Former Prime Minister Imran Khan has been claiming that his government had been shown the door by an America-led international conspiracy in which Pakistani elements were also involved because he was trying to adopt a fully independent foreign policy. This claim, which transformed into a narrative, may also have played a part in somewhat huge support of people for the PTI and Imran Khan after his ouster from power. Nevertheless, the people perceive Imran Khan as a clean and honest leader, which forced a huge number of people to come out in support for him or at least change their political attitudes in his favour. The popularity of Imran Khan has been growing rapidly after April 11 and when by-elections were held on 20 seats of the Punjab Assembly on July 22, the PTI returned with a landslide victory.

This electoral triumph of the PTI, which has restored its government in the largest province of Pakistan, has been something unprecedented. Because the party won elections against all odds. Both federal and Punjab government, the entire state machinery and the powers-that-be were giving tough opposition to the party. However, the PTI carried the day because a large number of people cast their vote for it. The election and the restoration of the PTI-PML-Q government in Punjab is another cause of political instability in Pakistan. Because the 13-party federal government is now limited to the federal capital, Islamabad, and Sindh province, where the PPP has a government singlehandedly. The key provinces of Punjab, Khyber Pakhtunkhwa, Gilgit-Baltistan and Azad Kashmir have governments of the PTI. In this situation, in a country like Pakistan political stability is impossible.

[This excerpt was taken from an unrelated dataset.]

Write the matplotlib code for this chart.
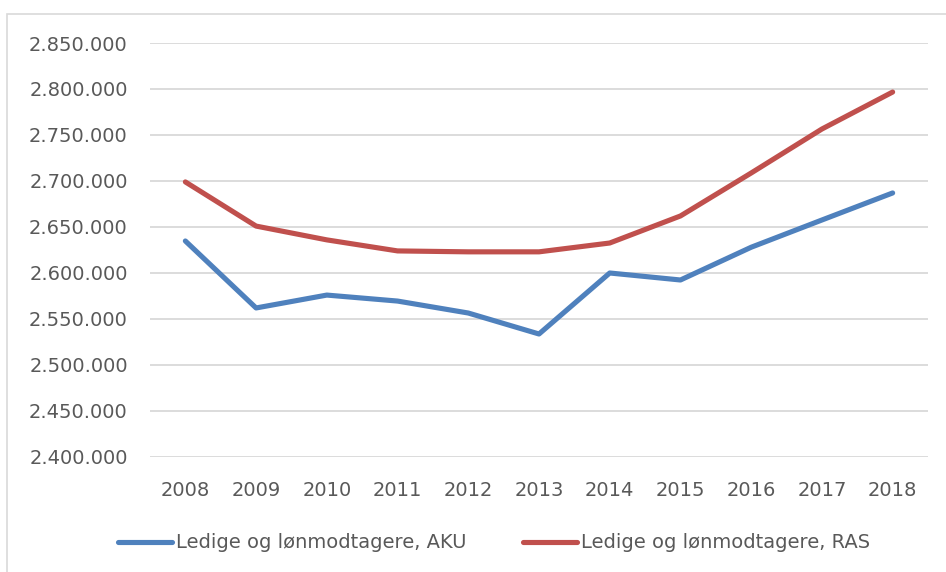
import matplotlib
matplotlib.use("Agg")
import matplotlib.pyplot as plt
from matplotlib.patches import Rectangle
from matplotlib.ticker import FuncFormatter

years = ["2008", "2009", "2010", "2011", "2012", "2013", "2014", "2015", "2016", "2017", "2018"]
aku = [2634800, 2562000, 2576000, 2569500, 2556500, 2533700, 2600000, 2592400, 2628000, 2657600, 2687000]
ras = [2699000, 2651000, 2636000, 2624000, 2623000, 2623000, 2632600, 2662000, 2708700, 2756500, 2796700]
labels = ["Ledige og lønmodtagere, AKU", "Ledige og lønmodtagere, RAS"]

plt.rcParams['font.family'] = ['DejaVu Sans']

fig = plt.figure(figsize=(9.46, 5.72), dpi=100)
W, H = 946, 572
ax = fig.add_axes([150 / W, 1 - 457 / H, (928 - 150) / W, (457 - 43) / H])

x = list(range(len(years)))
ax.plot(x, aku, color="#4F81BD", lw=3.7, solid_capstyle="round", solid_joinstyle="round", label=labels[0])
ax.plot(x, ras, color="#C0504D", lw=3.7, solid_capstyle="round", solid_joinstyle="round", label=labels[1])

ax.set_xlim(-0.5, len(years) - 0.5)
ax.set_ylim(2400000, 2850000)
ax.set_yticks(range(2400000, 2850001, 50000))
ax.yaxis.set_major_formatter(FuncFormatter(lambda v, p: f"{int(v):,}".replace(",", ".")))
ax.set_xticks(x)
ax.set_xticklabels(years)
ax.grid(axis="y", color="#D9D9D9", lw=1.3)
ax.set_axisbelow(True)
for s in ax.spines.values():
    s.set_visible(False)
ax.tick_params(axis="both", length=0, labelsize=14, labelcolor="#595959")
ax.tick_params(axis="y", pad=16)
ax.tick_params(axis="x", pad=17)

leg = fig.legend(loc="center", bbox_to_anchor=(494 / W, 1 - 543 / H), ncol=2, frameon=False,
                 fontsize=14, handlelength=2.8, handletextpad=0.2, columnspacing=2.9)
for t in leg.get_texts():
    t.set_color("#595959")

fig.patches.append(Rectangle((7 / W, -0.05), 1.2, 1 - 14 / H + 0.05, transform=fig.transFigure,
                             fill=False, edgecolor="#D9D9D9", lw=1.2))

fig.savefig("out.png", dpi=100)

Pakistan is not a mature democracy where federal and provincial governments, even ruled by different parties, respect each other’s mandate and work according to the Constitution and law.

In the present situation, the party heading the federal government, PML-N, does not have a government in even one province of Pakistan. It is strange and absurd. However, the manner in which the present 13 parties’ regime was brought to power, which at the moment only has a one-vote majority in the National Assembly of Pakistan, reveals that it can never have governments in provinces.

Now the question arises of the way forward to come out of this political instability. The solution to the political instability and consequent economic meltdown is otherwise quite simple. That is to hold fresh national elections so that people are given an opportunity to elect a government of their choice. As Mr. Khan and the PTI have most of Pakistani public opinion in their favour and all surveys and discussions corroborate it, holding an election, as has been demanded by the PTI, does not suit all other political and non-political factors and institutions. For the latter, the writing is very much on the wall after the contemptuous defeat at the hands of the PTI in Punjab. Even those of the 13 current ruling political parties, which were previously in favour of new elections hoping to win a majority or a sizable number of seats in National and provincial assemblies, like the JUI-F, are now opposing the idea. So all these anti-PTI forces are trying their utmost to use non-political ways and means to prevent Imran Khan and the PTI from returning to power at the federal level. The decision by the Election Commission of Pakistan (ECP) on August 2 against the PTI in the foreign funding case pending before it for the last eight years is a clear indication that all forces in the country are hell-bent to stop Imran Khan’s way. This is not a good omen for Pakistan and democracy in the country, because the PTI at the moment is the most popular party and more importantly Imran Khan is the only political leader who represents the federation of Pakistan as he has a majority in KP, Punjab, Azad Kashmir and Gilgit-Baltistan, while a substantial following in urban Sindh and even in Balochistan.